INSTRUCTIONS TO FOLLOW
Begin with the first line of the material and copy each line word for word through the line that contains "var indoorNo = [36.6, 39.7, 43.0];"; the pictures are left out.

GIVEN INFORMATION
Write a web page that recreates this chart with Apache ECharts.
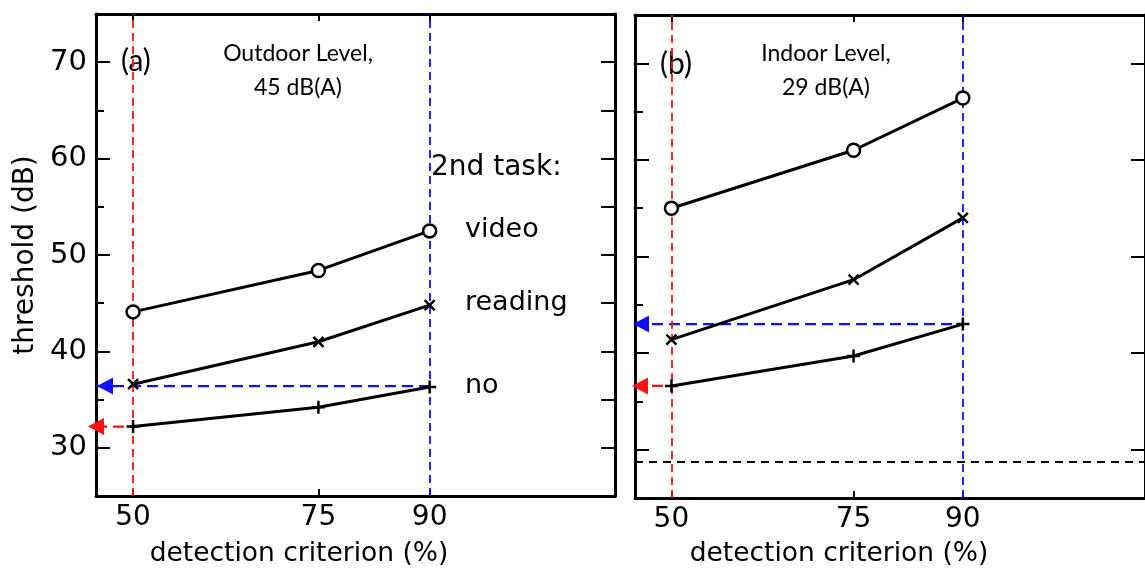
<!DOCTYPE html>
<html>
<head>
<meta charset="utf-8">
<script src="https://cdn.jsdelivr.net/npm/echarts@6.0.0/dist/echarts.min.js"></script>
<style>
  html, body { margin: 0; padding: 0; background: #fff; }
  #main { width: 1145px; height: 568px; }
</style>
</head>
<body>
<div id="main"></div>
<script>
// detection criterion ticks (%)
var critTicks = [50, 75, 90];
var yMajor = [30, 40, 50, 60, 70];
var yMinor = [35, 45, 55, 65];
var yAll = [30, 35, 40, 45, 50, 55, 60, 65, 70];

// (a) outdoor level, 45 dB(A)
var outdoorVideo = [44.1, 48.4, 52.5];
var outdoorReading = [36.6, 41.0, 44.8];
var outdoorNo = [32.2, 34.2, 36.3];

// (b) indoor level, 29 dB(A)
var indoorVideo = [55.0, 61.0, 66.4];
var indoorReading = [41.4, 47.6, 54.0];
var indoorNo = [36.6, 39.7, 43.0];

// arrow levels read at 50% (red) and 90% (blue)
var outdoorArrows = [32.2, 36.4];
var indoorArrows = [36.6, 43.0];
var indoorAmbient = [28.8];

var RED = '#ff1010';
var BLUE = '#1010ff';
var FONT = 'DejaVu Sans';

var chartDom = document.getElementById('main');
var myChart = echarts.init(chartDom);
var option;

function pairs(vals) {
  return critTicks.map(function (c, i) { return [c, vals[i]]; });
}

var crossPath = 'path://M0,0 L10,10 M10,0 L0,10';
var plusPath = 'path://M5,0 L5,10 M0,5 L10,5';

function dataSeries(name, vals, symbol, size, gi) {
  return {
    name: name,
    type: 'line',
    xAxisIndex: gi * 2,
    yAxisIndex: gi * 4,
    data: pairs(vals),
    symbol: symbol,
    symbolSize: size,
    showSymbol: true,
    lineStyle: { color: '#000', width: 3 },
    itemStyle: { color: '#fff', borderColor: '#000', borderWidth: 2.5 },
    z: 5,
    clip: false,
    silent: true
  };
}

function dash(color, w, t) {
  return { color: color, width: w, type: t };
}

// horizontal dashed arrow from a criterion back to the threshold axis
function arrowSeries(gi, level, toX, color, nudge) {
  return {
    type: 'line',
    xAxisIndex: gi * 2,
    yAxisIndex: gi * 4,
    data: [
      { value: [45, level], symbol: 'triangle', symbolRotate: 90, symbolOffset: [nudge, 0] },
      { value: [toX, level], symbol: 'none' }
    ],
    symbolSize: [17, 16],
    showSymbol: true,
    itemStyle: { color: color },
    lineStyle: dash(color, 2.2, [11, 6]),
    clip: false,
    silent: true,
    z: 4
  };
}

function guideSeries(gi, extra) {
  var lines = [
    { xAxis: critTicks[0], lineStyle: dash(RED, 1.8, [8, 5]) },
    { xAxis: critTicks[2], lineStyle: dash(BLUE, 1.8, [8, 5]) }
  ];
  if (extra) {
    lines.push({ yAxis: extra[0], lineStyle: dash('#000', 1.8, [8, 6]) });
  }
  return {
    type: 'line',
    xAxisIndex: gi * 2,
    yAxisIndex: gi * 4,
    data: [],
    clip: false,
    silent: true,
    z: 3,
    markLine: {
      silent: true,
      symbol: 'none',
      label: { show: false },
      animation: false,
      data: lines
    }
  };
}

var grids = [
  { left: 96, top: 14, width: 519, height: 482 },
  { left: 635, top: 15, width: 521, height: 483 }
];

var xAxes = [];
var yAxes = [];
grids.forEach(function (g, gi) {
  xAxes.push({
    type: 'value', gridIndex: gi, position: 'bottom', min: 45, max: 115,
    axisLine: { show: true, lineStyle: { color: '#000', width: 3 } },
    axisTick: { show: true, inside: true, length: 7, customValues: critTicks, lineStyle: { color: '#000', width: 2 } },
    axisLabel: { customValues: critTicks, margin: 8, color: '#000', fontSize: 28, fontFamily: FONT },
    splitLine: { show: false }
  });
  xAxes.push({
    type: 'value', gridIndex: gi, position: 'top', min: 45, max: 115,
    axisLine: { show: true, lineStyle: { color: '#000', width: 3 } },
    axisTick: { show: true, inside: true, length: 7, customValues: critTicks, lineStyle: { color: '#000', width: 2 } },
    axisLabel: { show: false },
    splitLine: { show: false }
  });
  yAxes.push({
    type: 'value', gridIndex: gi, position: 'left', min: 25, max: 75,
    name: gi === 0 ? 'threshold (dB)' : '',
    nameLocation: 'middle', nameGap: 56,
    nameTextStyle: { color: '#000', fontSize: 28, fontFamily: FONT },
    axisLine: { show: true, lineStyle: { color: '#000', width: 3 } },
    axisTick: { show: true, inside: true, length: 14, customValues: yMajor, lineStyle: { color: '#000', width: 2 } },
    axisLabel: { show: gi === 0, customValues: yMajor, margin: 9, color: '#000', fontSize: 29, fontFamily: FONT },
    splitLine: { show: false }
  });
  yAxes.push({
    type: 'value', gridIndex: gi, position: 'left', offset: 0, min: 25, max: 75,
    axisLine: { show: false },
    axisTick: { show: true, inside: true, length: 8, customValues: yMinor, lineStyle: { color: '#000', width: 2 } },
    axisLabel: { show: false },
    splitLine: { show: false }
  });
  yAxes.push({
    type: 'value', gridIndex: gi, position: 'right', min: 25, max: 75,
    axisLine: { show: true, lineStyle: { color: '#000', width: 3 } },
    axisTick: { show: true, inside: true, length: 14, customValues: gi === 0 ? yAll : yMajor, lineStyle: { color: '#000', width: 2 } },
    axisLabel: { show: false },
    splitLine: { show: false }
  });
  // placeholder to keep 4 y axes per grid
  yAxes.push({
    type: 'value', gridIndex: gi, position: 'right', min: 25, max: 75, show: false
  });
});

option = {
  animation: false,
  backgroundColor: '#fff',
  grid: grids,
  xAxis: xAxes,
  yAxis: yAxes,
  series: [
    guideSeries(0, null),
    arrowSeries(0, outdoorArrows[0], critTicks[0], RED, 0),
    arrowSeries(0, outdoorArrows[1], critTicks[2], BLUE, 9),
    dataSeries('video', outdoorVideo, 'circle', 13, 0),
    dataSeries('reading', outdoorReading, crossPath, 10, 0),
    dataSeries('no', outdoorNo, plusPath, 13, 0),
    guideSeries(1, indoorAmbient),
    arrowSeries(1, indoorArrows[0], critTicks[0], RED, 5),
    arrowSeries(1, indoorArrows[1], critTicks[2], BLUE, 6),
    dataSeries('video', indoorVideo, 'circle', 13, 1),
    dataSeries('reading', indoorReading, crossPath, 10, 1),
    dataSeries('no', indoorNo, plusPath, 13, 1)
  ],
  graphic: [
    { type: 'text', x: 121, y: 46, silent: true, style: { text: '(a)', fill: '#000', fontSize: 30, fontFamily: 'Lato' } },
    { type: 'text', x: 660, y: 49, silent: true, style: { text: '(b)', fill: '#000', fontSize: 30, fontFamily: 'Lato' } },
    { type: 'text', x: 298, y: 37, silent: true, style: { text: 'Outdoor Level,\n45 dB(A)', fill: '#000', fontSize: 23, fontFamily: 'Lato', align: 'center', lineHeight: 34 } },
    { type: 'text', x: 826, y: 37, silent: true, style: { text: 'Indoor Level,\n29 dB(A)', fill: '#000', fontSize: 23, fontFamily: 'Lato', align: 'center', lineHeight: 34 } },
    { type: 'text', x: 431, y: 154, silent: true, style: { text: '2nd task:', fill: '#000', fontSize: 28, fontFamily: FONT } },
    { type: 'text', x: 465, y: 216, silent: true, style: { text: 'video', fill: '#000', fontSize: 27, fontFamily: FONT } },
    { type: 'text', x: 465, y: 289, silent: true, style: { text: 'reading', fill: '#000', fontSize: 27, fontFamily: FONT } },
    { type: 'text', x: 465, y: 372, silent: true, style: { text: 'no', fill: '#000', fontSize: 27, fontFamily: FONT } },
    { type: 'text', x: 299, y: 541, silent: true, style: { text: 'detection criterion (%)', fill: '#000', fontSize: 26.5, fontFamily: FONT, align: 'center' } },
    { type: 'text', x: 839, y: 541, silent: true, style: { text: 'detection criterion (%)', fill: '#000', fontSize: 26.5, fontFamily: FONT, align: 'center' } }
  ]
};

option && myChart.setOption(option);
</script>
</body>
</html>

RESPONSE TO THE TASK
Write a web page that recreates this chart with Apache ECharts.
<!DOCTYPE html>
<html>
<head>
<meta charset="utf-8">
<script src="https://cdn.jsdelivr.net/npm/echarts@6.0.0/dist/echarts.min.js"></script>
<style>
  html, body { margin: 0; padding: 0; background: #fff; }
  #main { width: 1145px; height: 568px; }
</style>
</head>
<body>
<div id="main"></div>
<script>
// detection criterion ticks (%)
var critTicks = [50, 75, 90];
var yMajor = [30, 40, 50, 60, 70];
var yMinor = [35, 45, 55, 65];
var yAll = [30, 35, 40, 45, 50, 55, 60, 65, 70];

// (a) outdoor level, 45 dB(A)
var outdoorVideo = [44.1, 48.4, 52.5];
var outdoorReading = [36.6, 41.0, 44.8];
var outdoorNo = [32.2, 34.2, 36.3];

// (b) indoor level, 29 dB(A)
var indoorVideo = [55.0, 61.0, 66.4];
var indoorReading = [41.4, 47.6, 54.0];
var indoorNo = [36.6, 39.7, 43.0];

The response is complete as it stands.